Les archives comprenaient également des informations selon lesquelles le KGB soutenait les théories du complot autour du meurtre du président John F. Kennedy en finançant des écrivains qui promouvaient un point de vue alternatif sur cet événement historique. D'autres opérations de désinformation – appelées « mesures actives » dans le jargon du KGB – ont également été découvertes.
Les retombées
Si les motivations de Mitrokhine font l'objet de débats, c’est également le cas pour la pertinence et la validité des informations divulguées. Bien que les fichiers aient sans aucun doute offert une riche source d'informations aux historiens, leur pertinence pour les services de renseignement modernes est mise en doute, principalement en raison de leur caractère obsolète.
Le premier livre basé sur les archives Mitrokhine a été publié en 1999 et les notes originales n'ont été dévoilées pour la recherche publique qu'en 2014. Même au moment de la divulgation initiale des fichiers aux autorités britanniques en 1992, l'Union soviétique et le KGB n’étaient plus.
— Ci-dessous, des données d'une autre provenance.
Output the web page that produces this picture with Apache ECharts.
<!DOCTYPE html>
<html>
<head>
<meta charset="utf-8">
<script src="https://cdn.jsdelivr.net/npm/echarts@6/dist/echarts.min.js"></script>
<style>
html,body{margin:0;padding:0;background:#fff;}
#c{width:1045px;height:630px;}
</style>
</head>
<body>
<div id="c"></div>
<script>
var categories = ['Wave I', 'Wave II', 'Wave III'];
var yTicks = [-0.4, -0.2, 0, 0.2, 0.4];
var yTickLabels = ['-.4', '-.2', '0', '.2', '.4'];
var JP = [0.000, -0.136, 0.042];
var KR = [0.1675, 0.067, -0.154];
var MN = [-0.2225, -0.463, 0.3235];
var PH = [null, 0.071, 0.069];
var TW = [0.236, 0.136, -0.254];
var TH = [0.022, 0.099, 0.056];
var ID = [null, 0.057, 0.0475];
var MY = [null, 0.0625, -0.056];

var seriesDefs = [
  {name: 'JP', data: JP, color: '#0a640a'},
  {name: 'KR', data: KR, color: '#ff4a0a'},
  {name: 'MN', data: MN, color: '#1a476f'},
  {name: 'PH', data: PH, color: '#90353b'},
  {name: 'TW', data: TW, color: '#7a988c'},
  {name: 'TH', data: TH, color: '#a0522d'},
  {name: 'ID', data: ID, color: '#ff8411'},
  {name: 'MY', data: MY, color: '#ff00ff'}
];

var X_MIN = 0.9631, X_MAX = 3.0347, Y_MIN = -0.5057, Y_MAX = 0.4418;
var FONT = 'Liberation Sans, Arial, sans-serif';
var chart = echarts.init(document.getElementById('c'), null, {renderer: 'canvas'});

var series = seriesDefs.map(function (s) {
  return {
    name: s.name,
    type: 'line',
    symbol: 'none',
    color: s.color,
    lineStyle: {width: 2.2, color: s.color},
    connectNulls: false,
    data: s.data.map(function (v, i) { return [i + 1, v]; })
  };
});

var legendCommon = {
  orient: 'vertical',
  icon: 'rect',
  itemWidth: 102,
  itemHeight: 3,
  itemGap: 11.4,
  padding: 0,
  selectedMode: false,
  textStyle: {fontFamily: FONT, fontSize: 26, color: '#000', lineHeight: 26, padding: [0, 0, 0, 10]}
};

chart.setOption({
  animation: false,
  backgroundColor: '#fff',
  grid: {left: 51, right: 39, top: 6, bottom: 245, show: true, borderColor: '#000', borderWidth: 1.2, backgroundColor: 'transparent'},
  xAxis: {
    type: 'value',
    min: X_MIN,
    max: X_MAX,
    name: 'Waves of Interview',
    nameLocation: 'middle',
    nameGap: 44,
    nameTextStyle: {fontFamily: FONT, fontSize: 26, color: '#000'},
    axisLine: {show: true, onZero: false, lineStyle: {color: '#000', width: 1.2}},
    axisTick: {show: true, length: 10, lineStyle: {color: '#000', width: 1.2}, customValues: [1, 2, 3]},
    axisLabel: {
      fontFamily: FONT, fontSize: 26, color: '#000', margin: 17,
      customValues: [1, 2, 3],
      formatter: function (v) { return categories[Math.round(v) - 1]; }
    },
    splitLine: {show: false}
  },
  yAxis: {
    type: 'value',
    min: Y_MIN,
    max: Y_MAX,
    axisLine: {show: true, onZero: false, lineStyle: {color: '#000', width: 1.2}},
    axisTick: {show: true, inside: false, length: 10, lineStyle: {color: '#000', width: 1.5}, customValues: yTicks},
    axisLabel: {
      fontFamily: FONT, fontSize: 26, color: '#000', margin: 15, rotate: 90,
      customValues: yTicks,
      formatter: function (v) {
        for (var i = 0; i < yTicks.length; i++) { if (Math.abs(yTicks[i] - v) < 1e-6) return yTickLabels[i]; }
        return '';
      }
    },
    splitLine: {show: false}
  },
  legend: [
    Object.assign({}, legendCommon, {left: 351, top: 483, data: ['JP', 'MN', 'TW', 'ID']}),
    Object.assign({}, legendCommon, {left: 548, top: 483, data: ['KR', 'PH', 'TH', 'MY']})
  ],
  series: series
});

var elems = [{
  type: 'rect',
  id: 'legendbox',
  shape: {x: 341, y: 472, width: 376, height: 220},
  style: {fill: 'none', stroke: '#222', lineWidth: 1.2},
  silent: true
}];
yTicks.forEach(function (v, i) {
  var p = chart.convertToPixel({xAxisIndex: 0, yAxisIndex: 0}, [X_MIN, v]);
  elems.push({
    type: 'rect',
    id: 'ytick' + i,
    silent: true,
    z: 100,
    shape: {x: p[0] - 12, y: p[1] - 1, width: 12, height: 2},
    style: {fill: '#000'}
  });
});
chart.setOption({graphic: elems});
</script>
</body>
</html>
Bien que la révélation des notes ait suscité des enquêtes parlementaires au Royaume-Uni, en Italie et en Inde, celles-ci n'ont produit aucun résultat sensationnel. Pour preuve, l'informatrice soviétique Melita Norwood n'a jamais été poursuivie au Royaume-Uni pour ce qu'elle avait fait pendant la guerre froide.
Aujourd'hui, n'importe qui peut accéder aux fichiers de Mitrokhine via les archives numériques du Wilson Center.